More than 30,000 Iraqis had been crossing every month. Syria has taken in more Iraqi refugees than any other country, but the cost has been enormous – and the welcome has worn thin.

The strain is evident in the stories that Iraqis and Syrians tell.

Arabesque, one of the most popular new radio stations in Damascus, has thousands of listeners to a morning call-in show. In this security state, Syrians don't often express controversial opinions, but Lena Showaf, the station's director, recalls a recent morning when the talk turned to the refugees.

"All the people want to talk," she says. "We had enough — we don't want — it's not good for the Syrian people."

Rime Alaf, a Syrian political analyst, says pressure has been building over the past year.

"We're talking about inflation — an increase in rentals and in real estate, an increase in the price of most things — overcrowding in schools," Alaf says. "Overall, they realize it has affected them adversely."

Some Syrians take advantage of the refugees, Alaf says, hiking prices for customers who speak with the distinctive Iraqi accent.

"We hear a lot of complaints about taxi drivers who prefer to pick up Iraqi passengers, leaving Syrian passengers, because they know they can overcharge the Iraqis," Alaf says.

Many of the early Iraqi arrivals came with money, wealthy Saddam loyalists, who fueled a boom in the economy here.

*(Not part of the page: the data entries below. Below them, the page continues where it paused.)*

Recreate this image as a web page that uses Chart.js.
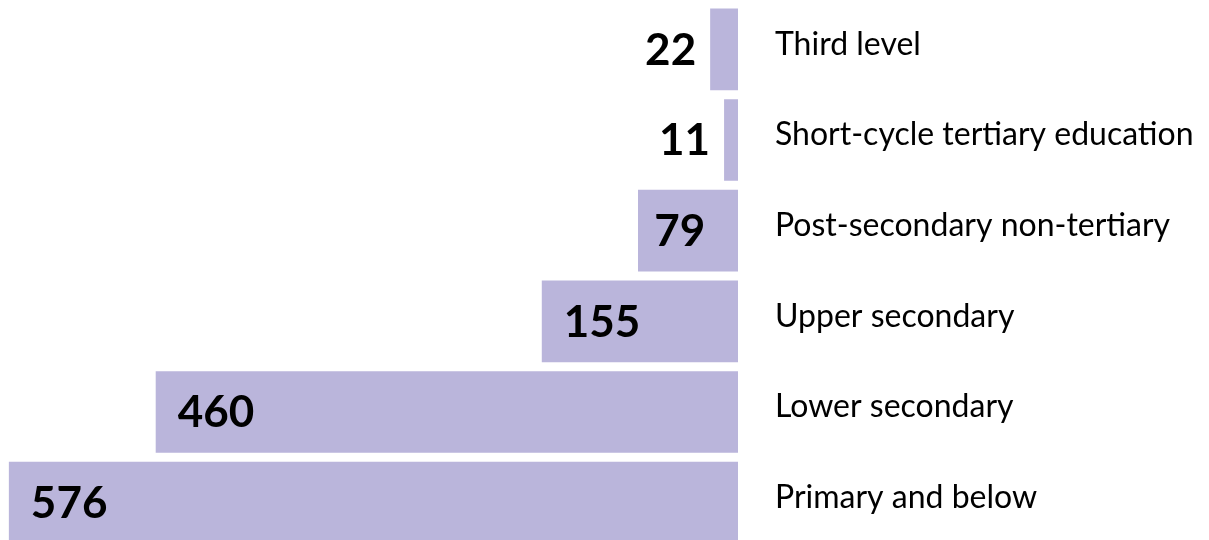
<!DOCTYPE html>
<html>
<head>
<meta charset="utf-8">
<script src="https://cdn.jsdelivr.net/npm/chart.js@4.4.1/dist/chart.umd.min.js"></script>
<style>
  html, body { margin: 0; padding: 0; background: #fff; overflow: hidden; }
  #wrap { position: relative; width: 1209px; height: 548px; }
</style>
</head>
<body>
<div id="wrap"><canvas id="chart"></canvas></div>
<script>
/* ── Data ── */
const levels = [
  'Third level',
  'Short-cycle tertiary education',
  'Post-secondary non-tertiary',
  'Upper secondary',
  'Lower secondary',
  'Primary and below'
];
const counts  = [22, 11, 79, 155, 460, 576];
const axisMax = 583;

const BAR_COLOR = '#bab5db';
const TEXT_COLOR = '#000';

/* ── Value labels: inside the bar when it fits, else to its left ── */
const valueLabels = {
  id: 'valueLabels',
  afterDatasetsDraw(chart) {
    const ctx = chart.ctx;
    const meta = chart.getDatasetMeta(0);
    ctx.save();
    ctx.font = 'bold 44px Lato, sans-serif';
    ctx.fillStyle = TEXT_COLOR;
    ctx.textBaseline = 'middle';
    meta.data.forEach((bar, i) => {
      const txt = String(counts[i]);
      const w = ctx.measureText(txt).width;
      const left = Math.min(bar.x, bar.base);
      const barW = Math.abs(bar.base - bar.x);
      if (barW >= w + 30) {
        const pad = Math.min(22, (barW - w) / 3);
        ctx.textAlign = 'left';
        ctx.fillText(txt, left + pad, bar.y + 1);
      } else {
        ctx.textAlign = 'right';
        ctx.fillText(txt, left - 14, bar.y + 1);
      }
    });
    ctx.restore();
  }
};

new Chart(document.getElementById('chart').getContext('2d'), {
  type: 'bar',
  data: {
    labels: levels,
    datasets: [{
      data: counts,
      backgroundColor: BAR_COLOR,
      borderWidth: 0,
      categoryPercentage: 1,
      barPercentage: 0.9
    }]
  },
  options: {
    indexAxis: 'y',
    responsive: true,
    maintainAspectRatio: false,
    animation: false,
    layout: { padding: { top: 4, left: 0, right: 0, bottom: 0 } },
    plugins: {
      legend: { display: false },
      tooltip: { enabled: false }
    },
    scales: {
      x: {
        display: false,
        reverse: true,
        min: 0,
        max: axisMax
      },
      y: {
        position: 'right',
        grid: { display: false, drawTicks: false },
        border: { display: false },
        ticks: {
          padding: 37,
          labelOffset: -5,
          color: TEXT_COLOR,
          font: { family: 'Lato, sans-serif', size: 32 }
        },
        afterFit: scale => {
          // fixed label column, and no extra top/bottom room for the tick text
          scale.width = 1209 - 738;
          scale.paddingTop = 0;
          scale.paddingBottom = 0;
        }
      }
    }
  },
  plugins: [valueLabels]
});
</script>
</body>
</html>
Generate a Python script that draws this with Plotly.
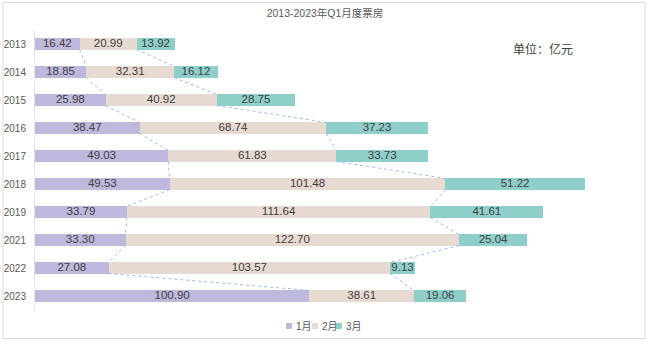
import plotly.graph_objects as go

years = ["2013", "2014", "2015", "2016", "2017", "2018", "2019", "2021", "2022", "2023"]
jan = [16.42, 18.85, 25.98, 38.47, 49.03, 49.53, 33.79, 33.30, 27.08, 100.90]
feb = [20.99, 32.31, 40.92, 68.74, 61.83, 101.48, 111.64, 122.70, 103.57, 38.61]
mar = [13.92, 16.12, 28.75, 37.23, 33.73, 51.22, 41.61, 25.04, 9.13, 19.06]
series_names = ["1月", "2月", "3月"]
colors = ["#BEB8DC", "#E7DAD2", "#8ECFC9"]

W, H = 650, 346
ML, MR, MT, MB = 35, 17, 30, 36
XMAX = 220
BAR_W = 0.4
FONT = "Liberation Sans, Arial, Noto Sans CJK SC"

idx = list(range(len(years)))
all_vals = [jan, feb, mar]
fig = go.Figure()
base = [0.0] * len(years)
for name, vals, col in zip(series_names, all_vals, colors):
    fig.add_trace(go.Bar(
        y=idx, x=vals, name=name, orientation="h", width=BAR_W,
        marker=dict(color=col, line=dict(width=0)),
        showlegend=False, hoverinfo="x+name",
    ))
    mids = [b + v / 2 for b, v in zip(base, vals)]
    fig.add_trace(go.Scatter(
        x=mids, y=idx, mode="text", text=[f"{v:.2f}" for v in vals],
        textposition="middle center", showlegend=False, hoverinfo="skip",
        textfont=dict(size=11.5, color="#404040", family=FONT),
    ))
    base = [b + v for b, v in zip(base, vals)]

# series lines between segment boundaries
cum1 = jan
cum2 = [a + b for a, b in zip(jan, feb)]
for cum in (cum1, cum2):
    xs, ys = [], []
    for i in range(len(years) - 1):
        xs += [cum[i], cum[i + 1], None]
        ys += [i + BAR_W / 2, i + 1 - BAR_W / 2, None]
    fig.add_trace(go.Scatter(
        x=xs, y=ys, mode="lines", showlegend=False, hoverinfo="skip",
        line=dict(color="#9DBBEA", width=1, dash="dot"),
    ))

pw = W - ML - MR
ph = H - MT - MB
def px_x(p):
    return (p - ML) / pw
def px_y(p):
    return (H - MB - p) / ph

# manual compact legend
legend_sq_x = [286, 312, 336]
shapes = [dict(type="rect", xref="paper", yref="paper",
               x0=px_x(3), x1=px_x(645), y0=px_y(2.5), y1=px_y(338.5),
               line=dict(color="#D9D9D9", width=1), fillcolor="rgba(0,0,0,0)", layer="below")]
annotations = [dict(text="单位：亿元", xref="paper", yref="paper", x=px_x(543), y=px_y(48),
                    xanchor="center", yanchor="middle",
                    showarrow=False, font=dict(size=12, color="#404040", family="Noto Sans CJK SC"))]
for sx, name, col in zip(legend_sq_x, series_names, colors):
    shapes.append(dict(type="rect", xref="paper", yref="paper",
                       x0=px_x(sx), x1=px_x(sx + 6), y0=px_y(323), y1=px_y(329),
                       line=dict(width=0), fillcolor=col))
    annotations.append(dict(text=name, xref="paper", yref="paper", x=px_x(sx + 8), y=px_y(326),
                            xanchor="left", yanchor="middle", showarrow=False,
                            font=dict(size=10, color="#595959", family=FONT)))

fig.update_layout(
    width=W, height=H,
    margin=dict(l=ML, r=MR, t=MT, b=MB, autoexpand=False),
    barmode="stack",
    plot_bgcolor="white", paper_bgcolor="white",
    font=dict(family=FONT, color="#595959", size=11),
    title=dict(text="2013-2023年Q1月度票房", x=0.5, xanchor="center", y=1 - 13 / H, yanchor="middle",
               font=dict(size=10.5, color="#595959", family=FONT)),
    xaxis=dict(range=[0, XMAX], visible=False, fixedrange=True),
    yaxis=dict(tickvals=idx, ticktext=years, range=[len(years) - 0.5, -0.5], automargin=False,
               showgrid=False, zeroline=False, showline=True, linecolor="#E6E6E6", linewidth=1,
               ticks="", ticklabelstandoff=6, tickfont=dict(size=10, color="#595959")),
    showlegend=False,
    annotations=annotations,
    shapes=shapes,
)

fig.write_html("out.html")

However, the latest wave of refugees is nearly "out" of money – moving gradually to smaller rooms and rougher neighborhoods.

Rebecca Joubin, an American, lives in an apartment building with her Iraqi husband and their daughter. She says the neighborhood has changed as it saw an influx of Iraqis.

"Our whole building is Iraqi practically — it's 20 people in each room," Joubin says. "They are all, you see, it's economic desperation."

Her husband, Monkith, is an Iraqi artist. His sculptures are displayed in a gallery in the front room. The themes reflect his life – an Iraqi exile for 30 years. He was finally able to get other members of his family out of Baghdad but the reunion was unsettling.

"For example, I have a very bad experience with my brothers. You know — shantashi — blackmail from your own brothers. Yeah, everybody thought I'm rich," he says.

Survival is the preoccupation of these refugees. Living next door to them, Rebecca Joubin has complaints.

"Kids are out so late at night. I can't imagine, again, because they had no freedom there. The mothers want to give freedom here. Our building is a mess now," she says.

The alleyways are soccer fields with teams of Iraqi children who do not go to school. Many parents are too poor to send them — or have to send them to work instead.

The hard feelings go both ways, says Nazar, an Iraqi filmmaker from Baghdad who will not give this last name.

"Well, I don't hate Syrians, but I prefer to stay away from problems in a country like Syria. It is a security state — you guess that everybody works for intelligence, even if they don't work," he says.

Nazar lives in an old Damascus apartment with high ceilings and a courtyard fountain. Syria allows refugees to live wherever they want — and that has made contacts more personal, he says.

"When you're talking about 1.5 million persons in one country — that came in three years — it could not happen in any country in the world," Nazar says. "This huge increase ... It's crazy.